A great deal of three-dimensional life has emerged from Harold Gray’s popular print comic strip “Little Orphan Annie.”
Most notably, there was the Broadway show “Annie,” with music by Charles Strouse, lyrics by Martin Charnin and book by Thomas Meehan, winner of the Tony Award for Best Musical. Many productions and film versions of the show followed, and then there’s “Annie Jr.,” a musical licensed by Music Theatre International’s Broadway Junior Collection. It’s been edited down to be performed by youngsters in a version that lasts about an hour.
“Annie Jr.” is coming to Damascus Theatre Company as part of its DTC Kids division. Jerilyn B. Nacht, one of the early founders of the theater who co-initiated DTC with Elli Swink, is directing as she has many adult and DTC Kids productions at the theater.
Nacht has a particular affinity for any kind of “Annie.”
“I directed the full version years ago at Damascus Theatre Company, before DC Kids, and a few other times before,” she said. “It’s one of my favorites.”
Not to mention that any production of “Annie” is likely to attract lots of youngsters to auditions and large audiences.
This production of “Annie Jr.” called for cast members in third to 12th grade, though most turned out to be in ninth-grade or below.
One of the high schoolers is Chloe Jackson, a 10th grader at Friends Meeting School in Ijamsville.
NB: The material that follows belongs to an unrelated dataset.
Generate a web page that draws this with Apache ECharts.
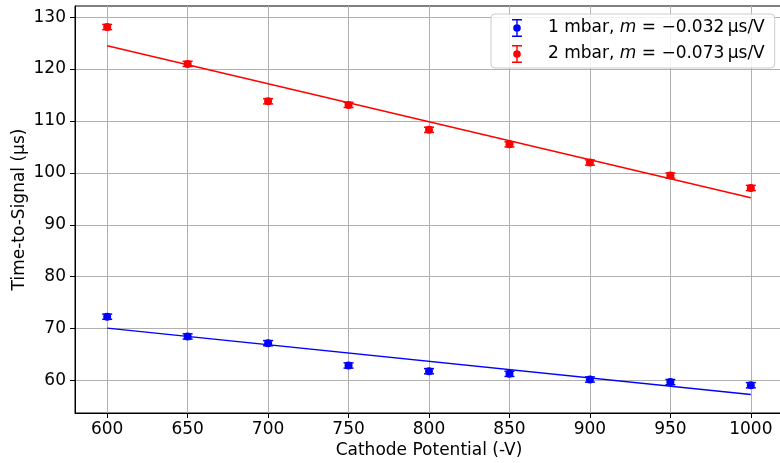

She is Grace, secretary to billionaire Daddy Warbucks, who adopts the red-headed orphan.
This is Jackson’s fourth show with Damascus Theatre Company; previous roles have included a tap-dancing gull in “The Little Mermaid” and Rosie in “Bye, Bye Birdie” Youth Performers Edition. She has also appeared in shows at school.
“I enjoy working with the staff and crew at Damascus Theater Company,” Jackson said. “I have danced for most of my life, but DTC gave me my first chance in a musical theater role. They have helped me to develop my own voice and gain confidence.”
Jackson said she particularly wanted the role of Grace because Grace gets to interact with many different characters throughout the show.
“I can also personally connect with the character because she is warm-hearted and strong and sees the best in people,” she added.
The hardest part is that Grace appears in multiple scenes where she is a quiet observer, Jackson said. She doesn’t have many lines, but the audience still needs to see her emotions in her face and body.
“It’s also harder to convey emotions without the benefit of words,” she added. “I’ve also had to work to stay engaged during an entire scene even if is just watching other people interact.”
Most of the songs we all know – most famously, “Tomorrow” – are in “Annie Jr.,” but the story is condensed, Nacht said. “Still it flows like a musical. It’s not like a cabaret.”
For Jackson, the appeal of this show, in whatever version it appears, is its hopeful message. The message reflected in Annie’s philosophy: “no matter how things are going today, there is always hope for tomorrow. If you make the best out of difficult times and continue to smile and focus on the good, who knows what the future might hold?” Jackson said.
Music Direction is by Keith Tittermary. Megan McNellage choreographed.
A nonprofit organization founded in 1985, Damascus Theatre Company performs at Carl M. Freeman Auditorium in Olney, the Gaithersburg Arts Barn and Damascus United Methodist Church.
There are only four performances of “Annie Jr.” over the dates of April 12-14, which are taking place inside the church at 9700 New Church Street, Damascus. www.damascustheatre.org.